**To be done**
Transcribe the listing in full, excluding any pictures.

**Source data**
- - - - -

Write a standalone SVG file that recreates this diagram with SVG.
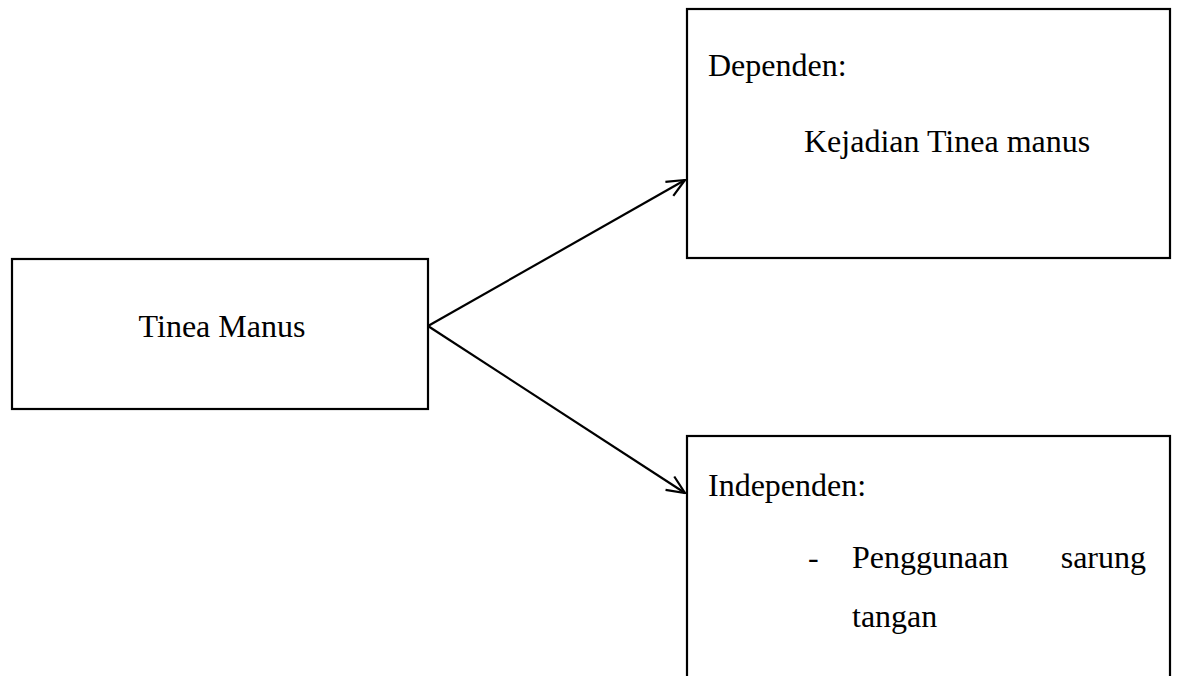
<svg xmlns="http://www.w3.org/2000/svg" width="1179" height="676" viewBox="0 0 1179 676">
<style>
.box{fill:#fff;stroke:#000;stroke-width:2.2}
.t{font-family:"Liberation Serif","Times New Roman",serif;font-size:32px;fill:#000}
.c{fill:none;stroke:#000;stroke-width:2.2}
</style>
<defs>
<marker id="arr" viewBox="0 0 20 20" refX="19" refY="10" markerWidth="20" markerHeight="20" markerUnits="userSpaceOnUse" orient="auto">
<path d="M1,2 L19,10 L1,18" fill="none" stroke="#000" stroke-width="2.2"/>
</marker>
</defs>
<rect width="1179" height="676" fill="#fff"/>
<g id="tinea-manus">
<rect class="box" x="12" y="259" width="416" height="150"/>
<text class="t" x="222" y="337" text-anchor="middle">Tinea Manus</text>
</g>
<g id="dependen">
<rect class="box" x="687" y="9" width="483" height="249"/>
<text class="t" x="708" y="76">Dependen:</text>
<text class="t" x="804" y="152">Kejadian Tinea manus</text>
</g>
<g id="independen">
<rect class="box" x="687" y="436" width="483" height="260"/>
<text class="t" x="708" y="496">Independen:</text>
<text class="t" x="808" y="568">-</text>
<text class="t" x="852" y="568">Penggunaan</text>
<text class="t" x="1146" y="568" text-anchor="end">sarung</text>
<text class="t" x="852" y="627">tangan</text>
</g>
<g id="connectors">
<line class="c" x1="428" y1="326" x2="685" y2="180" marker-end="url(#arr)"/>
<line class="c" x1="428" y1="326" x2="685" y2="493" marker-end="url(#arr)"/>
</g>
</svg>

- - - - -

**Written solution**
Write a standalone SVG file that recreates this diagram with SVG.
<svg xmlns="http://www.w3.org/2000/svg" width="1179" height="676" viewBox="0 0 1179 676">
<style>
.box{fill:#fff;stroke:#000;stroke-width:2.2}
.t{font-family:"Liberation Serif","Times New Roman",serif;font-size:32px;fill:#000}
.c{fill:none;stroke:#000;stroke-width:2.2}
</style>
<defs>
<marker id="arr" viewBox="0 0 20 20" refX="19" refY="10" markerWidth="20" markerHeight="20" markerUnits="userSpaceOnUse" orient="auto">
<path d="M1,2 L19,10 L1,18" fill="none" stroke="#000" stroke-width="2.2"/>
</marker>
</defs>
<rect width="1179" height="676" fill="#fff"/>
<g id="tinea-manus">
<rect class="box" x="12" y="259" width="416" height="150"/>
<text class="t" x="222" y="337" text-anchor="middle">Tinea Manus</text>
</g>
<g id="dependen">
<rect class="box" x="687" y="9" width="483" height="249"/>
<text class="t" x="708" y="76">Dependen:</text>
<text class="t" x="804" y="152">Kejadian Tinea manus</text>
</g>
<g id="independen">
<rect class="box" x="687" y="436" width="483" height="260"/>
<text class="t" x="708" y="496">Independen:</text>
<text class="t" x="808" y="568">-</text>
<text class="t" x="852" y="568">Penggunaan</text>
<text class="t" x="1146" y="568" text-anchor="end">sarung</text>
<text class="t" x="852" y="627">tangan</text>
</g>
<g id="connectors">
<line class="c" x1="428" y1="326" x2="685" y2="180" marker-end="url(#arr)"/>
<line class="c" x1="428" y1="326" x2="685" y2="493" marker-end="url(#arr)"/>
</g>
</svg>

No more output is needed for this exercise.